[Recorded data]
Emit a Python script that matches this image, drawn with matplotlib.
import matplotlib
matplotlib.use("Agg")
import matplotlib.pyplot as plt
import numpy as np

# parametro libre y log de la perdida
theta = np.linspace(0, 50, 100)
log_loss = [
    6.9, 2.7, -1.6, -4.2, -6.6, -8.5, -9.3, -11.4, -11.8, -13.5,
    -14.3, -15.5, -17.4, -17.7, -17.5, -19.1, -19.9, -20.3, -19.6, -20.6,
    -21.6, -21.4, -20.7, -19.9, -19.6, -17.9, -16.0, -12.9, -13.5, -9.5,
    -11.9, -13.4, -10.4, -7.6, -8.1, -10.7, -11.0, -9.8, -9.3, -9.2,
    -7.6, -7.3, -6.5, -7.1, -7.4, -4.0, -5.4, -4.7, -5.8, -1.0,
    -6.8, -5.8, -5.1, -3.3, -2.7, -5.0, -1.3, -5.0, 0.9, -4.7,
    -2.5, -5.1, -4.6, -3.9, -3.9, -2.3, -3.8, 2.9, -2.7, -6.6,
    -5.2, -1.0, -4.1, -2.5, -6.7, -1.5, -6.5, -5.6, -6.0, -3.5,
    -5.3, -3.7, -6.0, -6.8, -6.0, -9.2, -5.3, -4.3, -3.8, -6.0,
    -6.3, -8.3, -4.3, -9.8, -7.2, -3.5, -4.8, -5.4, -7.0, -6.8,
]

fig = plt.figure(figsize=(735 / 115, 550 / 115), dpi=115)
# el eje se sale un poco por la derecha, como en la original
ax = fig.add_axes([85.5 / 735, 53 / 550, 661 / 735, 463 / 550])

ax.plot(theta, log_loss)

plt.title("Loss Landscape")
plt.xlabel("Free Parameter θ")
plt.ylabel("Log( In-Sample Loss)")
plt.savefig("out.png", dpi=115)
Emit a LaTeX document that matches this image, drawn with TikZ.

*PROMPT:* Return only the lines from the beginning of the material up to and including the line with "ax.plot(theta, log_loss)", exactly as written.

*OUTPUT BELOW:*
Emit a Python script that matches this image, drawn with matplotlib.
import matplotlib
matplotlib.use("Agg")
import matplotlib.pyplot as plt
import numpy as np

# parametro libre y log de la perdida
theta = np.linspace(0, 50, 100)
log_loss = [
    6.9, 2.7, -1.6, -4.2, -6.6, -8.5, -9.3, -11.4, -11.8, -13.5,
    -14.3, -15.5, -17.4, -17.7, -17.5, -19.1, -19.9, -20.3, -19.6, -20.6,
    -21.6, -21.4, -20.7, -19.9, -19.6, -17.9, -16.0, -12.9, -13.5, -9.5,
    -11.9, -13.4, -10.4, -7.6, -8.1, -10.7, -11.0, -9.8, -9.3, -9.2,
    -7.6, -7.3, -6.5, -7.1, -7.4, -4.0, -5.4, -4.7, -5.8, -1.0,
    -6.8, -5.8, -5.1, -3.3, -2.7, -5.0, -1.3, -5.0, 0.9, -4.7,
    -2.5, -5.1, -4.6, -3.9, -3.9, -2.3, -3.8, 2.9, -2.7, -6.6,
    -5.2, -1.0, -4.1, -2.5, -6.7, -1.5, -6.5, -5.6, -6.0, -3.5,
    -5.3, -3.7, -6.0, -6.8, -6.0, -9.2, -5.3, -4.3, -3.8, -6.0,
    -6.3, -8.3, -4.3, -9.8, -7.2, -3.5, -4.8, -5.4, -7.0, -6.8,
]

fig = plt.figure(figsize=(735 / 115, 550 / 115), dpi=115)
# el eje se sale un poco por la derecha, como en la original
ax = fig.add_axes([85.5 / 735, 53 / 550, 661 / 735, 463 / 550])

ax.plot(theta, log_loss)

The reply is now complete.